So back or knees, we mentioned earlier in this broadcast that Orthopedic or physical conditions, a lot of the examinations require objective testing, where they’ll actually test kind of range of motion of the Orthopedic condition that a veterans claim. That’s not as easy or feasible to do virtually. So those are some of the it’s still kind of to be determined what the is going to do with those types of examinations. I think you want to keep in mind, if you are a veteran who gets scheduled for a virtual exam during the COVID-19 time that, all of the tips we’ve talked about throughout this broadcast still apply. You still want to show up to that scheduled virtual exam. You still want to take notes about the questions. You still want to be completely honest about your symptoms. So all of this information is going to apply to these different types of exams as well. If you are a veteran who has a condition that may be the virtual exams not going to work for, you can also consider possibly asking your private treating doctor for an opinion or if you’re a representative representing veterans, consider getting an outside independent medical opinion one where the veterans not being seen in person again, because of the current situation with COVID-19, but consider private opinions to be able to submit in favor of your veterans case. So that waiting for an in-person examination doesn’t slow down the case or delay getting a decision there. With that, I just want to turn back to Mike and Alec to see if you guys have any final thoughts and helpful tips for C&P exams.

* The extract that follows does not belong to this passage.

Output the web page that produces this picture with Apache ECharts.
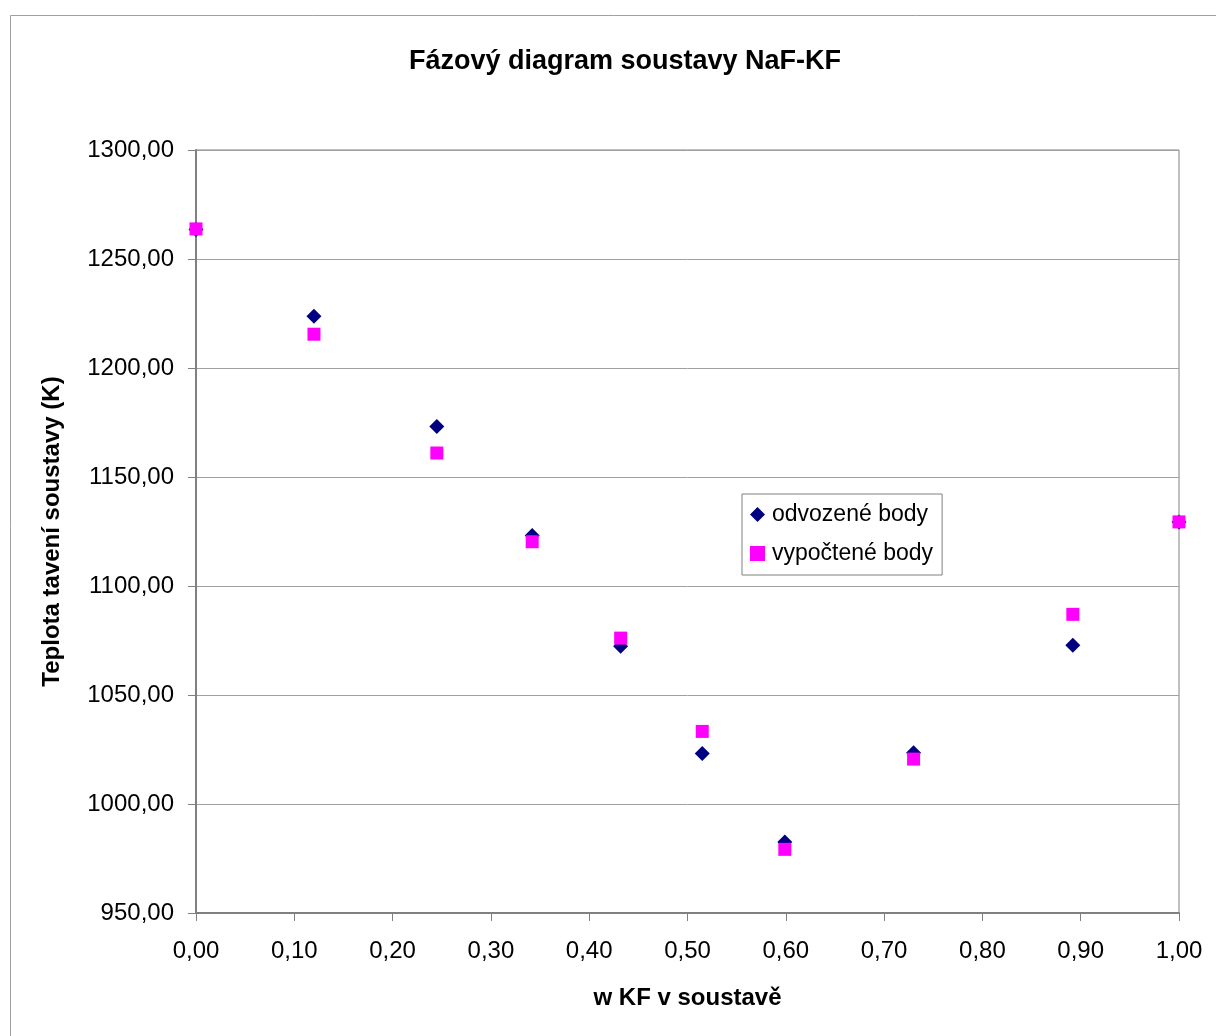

Mike: I guess the only last thing that I would say is I know we’ve stressed how important it is to attend exam and that’s obviously true. If a situation arises where a veteran missed the exam and now they’re wondering what to do from there, I think at least I found that it’s helpful for a veteran to submit a signed statement that says or list out the reasons why they were unable to attend the exam and therefore missed the exam. Indicate that they are willing to attend a future exam if VA would schedule them for a new exam. I think that submitting that signed statement lays the groundwork for them to cover them in case VA either refuses to grant them a new exam. At least it’s something writing is something signed indicating that the veteran missed the exam for a particular reason and fully has the intention of attending a new exam if one would be scheduled. So I think that is a helpful tip for scenarios where veteran has unfortunately missed an exam.
Alec: Yes and I think for me, I would just add really doing your homework before you go to these exams, having an idea of the symptoms of the type of test that they might have to do there and how that corresponds to the rating that you’re trying to get that will help. Taking notes again during the exam oftentimes I have plenty of clients who call me and after the fact that without having submitted any formal statement to VA but when I get their case and they call me and say, “Well this exam was bad and the examiner didn’t ask me this or that.” or “That’s not what I said there” and for me who attorney and I work with a closed record, it’s frustrating because I often wish that the veteran had noticed it sooner, had provided that statement to VA for their consideration. So that by the time it gets to me that’s something I can point to because oftentimes VA and the board are going to overlook those statements. Those can be really essential to showing how an exam was inadequate and helping keep the claim alive and remanded back down for the veteran to continue to pursue it.
Courtney: I think those are great final thoughts. Thank you both for joining me today for the broadcast that concludes today’s broadcast on tips for C&P exam.